__Prompt__: Retype verbatim only the lines below, starting at the one that contains "What TikZ code" and ending at the one that contains "(capA) at (562,1293)". Pictures are excluded from the copy.

═════ Listing ═════

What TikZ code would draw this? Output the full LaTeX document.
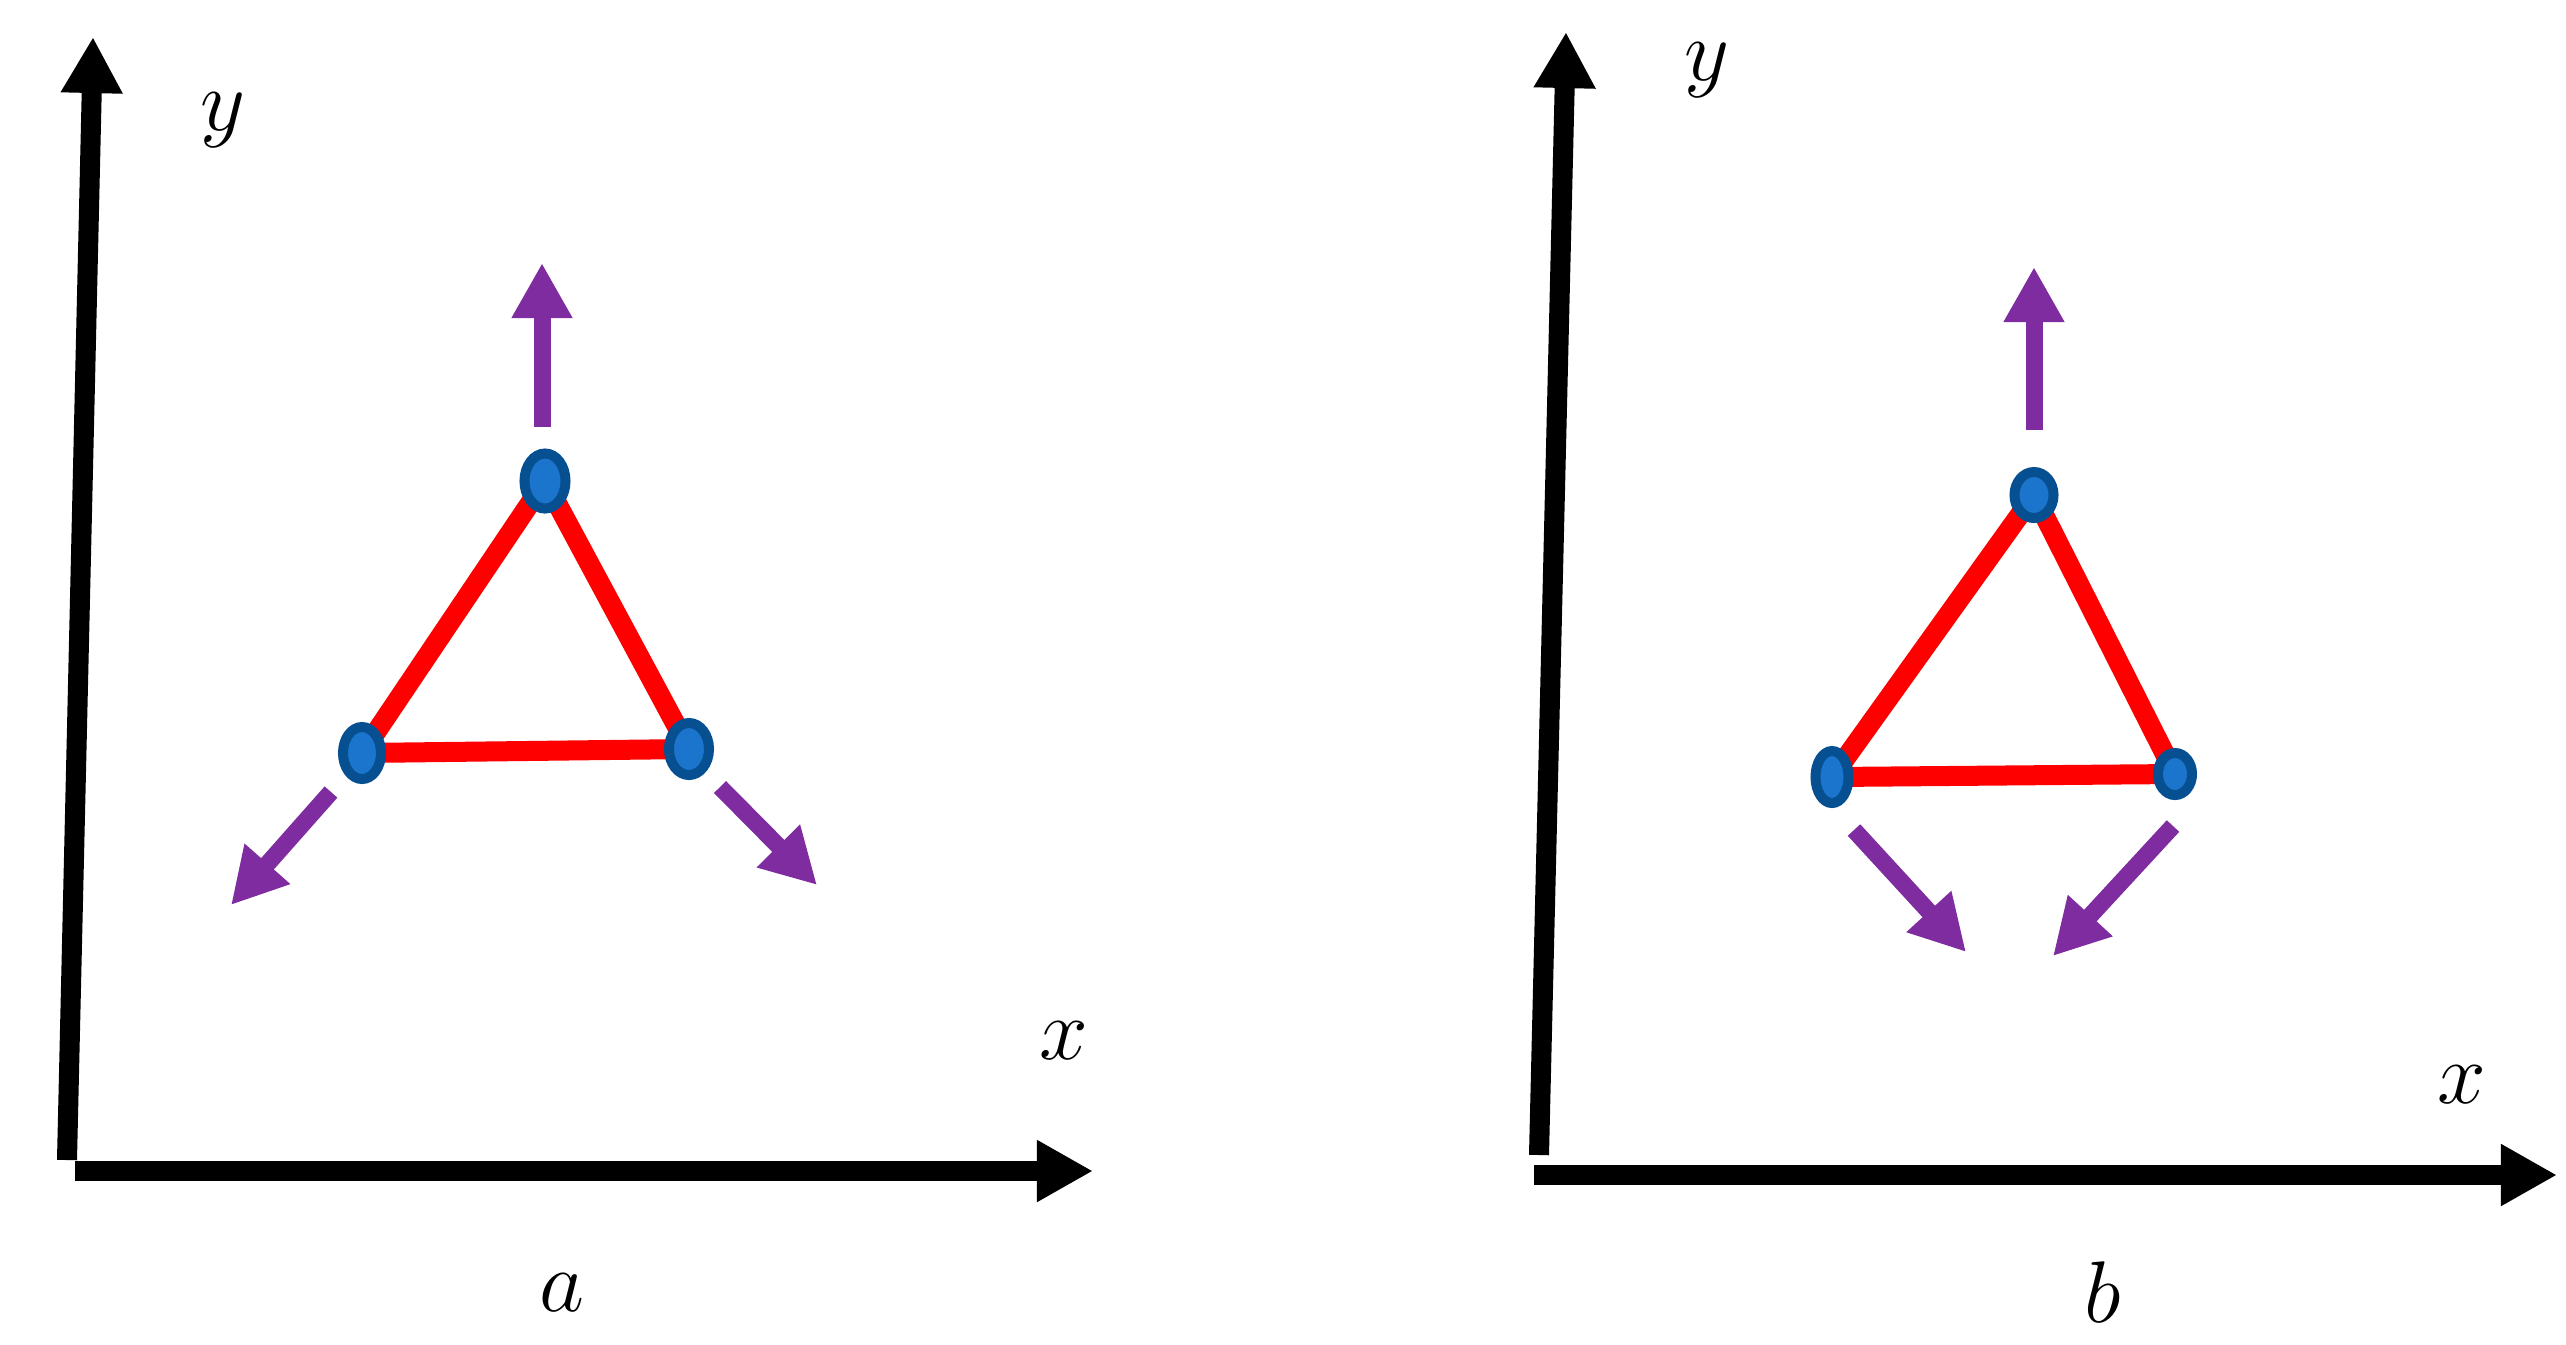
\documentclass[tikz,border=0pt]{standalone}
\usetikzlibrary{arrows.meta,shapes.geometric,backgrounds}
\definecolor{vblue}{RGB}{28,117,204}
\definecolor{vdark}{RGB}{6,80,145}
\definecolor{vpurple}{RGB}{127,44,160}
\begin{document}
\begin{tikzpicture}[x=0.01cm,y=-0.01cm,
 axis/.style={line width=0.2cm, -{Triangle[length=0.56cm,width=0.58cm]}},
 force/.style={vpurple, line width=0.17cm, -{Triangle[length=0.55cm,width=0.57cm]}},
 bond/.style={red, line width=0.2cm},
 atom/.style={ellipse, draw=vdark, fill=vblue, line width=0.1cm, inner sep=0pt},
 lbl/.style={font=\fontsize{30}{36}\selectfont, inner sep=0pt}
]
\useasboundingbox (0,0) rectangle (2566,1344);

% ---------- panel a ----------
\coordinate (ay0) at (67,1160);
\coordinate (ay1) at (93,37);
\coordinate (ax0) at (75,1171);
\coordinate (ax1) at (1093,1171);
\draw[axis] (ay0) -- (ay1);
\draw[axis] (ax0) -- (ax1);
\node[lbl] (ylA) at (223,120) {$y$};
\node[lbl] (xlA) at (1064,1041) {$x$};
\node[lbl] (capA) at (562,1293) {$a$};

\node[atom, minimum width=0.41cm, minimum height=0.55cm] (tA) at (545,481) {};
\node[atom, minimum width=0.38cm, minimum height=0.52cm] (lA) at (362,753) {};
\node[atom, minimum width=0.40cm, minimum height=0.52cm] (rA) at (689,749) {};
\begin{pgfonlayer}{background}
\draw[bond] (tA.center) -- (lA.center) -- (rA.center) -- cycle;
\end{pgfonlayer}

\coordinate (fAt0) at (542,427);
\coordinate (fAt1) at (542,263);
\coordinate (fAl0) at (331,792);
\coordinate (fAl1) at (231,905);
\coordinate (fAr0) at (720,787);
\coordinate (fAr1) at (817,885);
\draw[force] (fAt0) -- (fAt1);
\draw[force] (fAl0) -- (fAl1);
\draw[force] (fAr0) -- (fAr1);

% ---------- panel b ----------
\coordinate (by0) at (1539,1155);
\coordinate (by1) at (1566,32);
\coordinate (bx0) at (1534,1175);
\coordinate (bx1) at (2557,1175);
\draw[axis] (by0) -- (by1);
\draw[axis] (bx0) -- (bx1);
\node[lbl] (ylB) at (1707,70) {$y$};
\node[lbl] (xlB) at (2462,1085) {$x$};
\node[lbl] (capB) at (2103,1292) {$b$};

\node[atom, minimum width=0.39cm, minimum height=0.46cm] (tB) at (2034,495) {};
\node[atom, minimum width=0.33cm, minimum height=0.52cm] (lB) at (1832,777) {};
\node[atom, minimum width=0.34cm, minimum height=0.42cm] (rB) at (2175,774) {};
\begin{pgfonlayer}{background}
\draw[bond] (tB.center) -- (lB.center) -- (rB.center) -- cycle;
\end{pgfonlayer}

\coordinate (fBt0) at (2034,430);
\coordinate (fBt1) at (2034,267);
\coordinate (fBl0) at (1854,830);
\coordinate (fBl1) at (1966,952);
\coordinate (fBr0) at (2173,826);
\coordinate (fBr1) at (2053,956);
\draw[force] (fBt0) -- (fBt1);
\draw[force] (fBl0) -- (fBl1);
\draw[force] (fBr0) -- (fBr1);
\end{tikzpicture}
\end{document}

═════
═════ Listing ═════

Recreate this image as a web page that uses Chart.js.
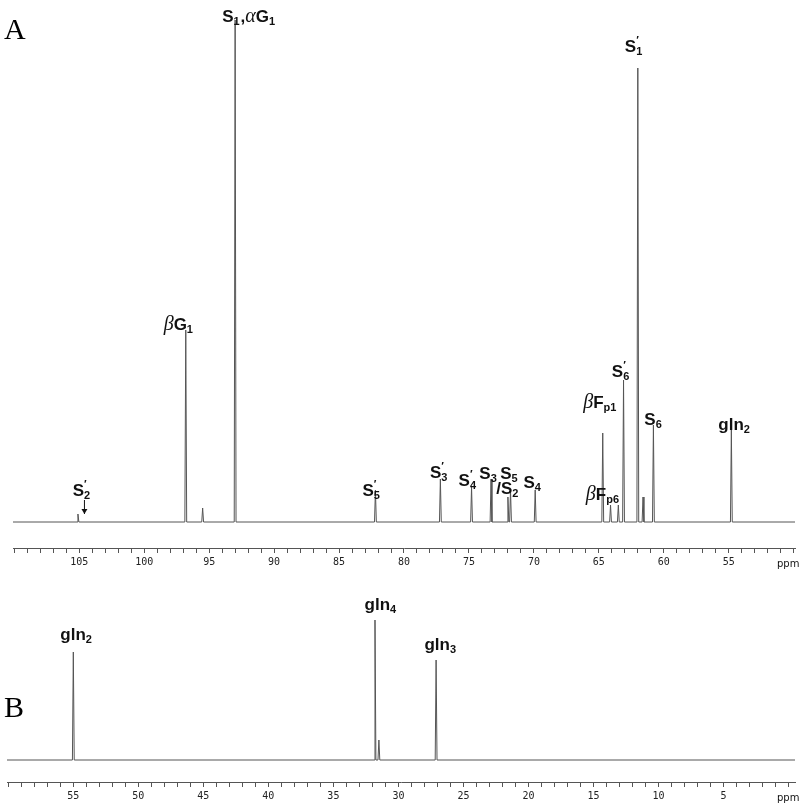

═════

__Expected answer__:
What TikZ code would draw this? Output the full LaTeX document.
\documentclass[tikz,border=0pt]{standalone}
\usetikzlibrary{arrows.meta,shapes.geometric,backgrounds}
\definecolor{vblue}{RGB}{28,117,204}
\definecolor{vdark}{RGB}{6,80,145}
\definecolor{vpurple}{RGB}{127,44,160}
\begin{document}
\begin{tikzpicture}[x=0.01cm,y=-0.01cm,
 axis/.style={line width=0.2cm, -{Triangle[length=0.56cm,width=0.58cm]}},
 force/.style={vpurple, line width=0.17cm, -{Triangle[length=0.55cm,width=0.57cm]}},
 bond/.style={red, line width=0.2cm},
 atom/.style={ellipse, draw=vdark, fill=vblue, line width=0.1cm, inner sep=0pt},
 lbl/.style={font=\fontsize{30}{36}\selectfont, inner sep=0pt}
]
\useasboundingbox (0,0) rectangle (2566,1344);

% ---------- panel a ----------
\coordinate (ay0) at (67,1160);
\coordinate (ay1) at (93,37);
\coordinate (ax0) at (75,1171);
\coordinate (ax1) at (1093,1171);
\draw[axis] (ay0) -- (ay1);
\draw[axis] (ax0) -- (ax1);
\node[lbl] (ylA) at (223,120) {$y$};
\node[lbl] (xlA) at (1064,1041) {$x$};
\node[lbl] (capA) at (562,1293) {$a$};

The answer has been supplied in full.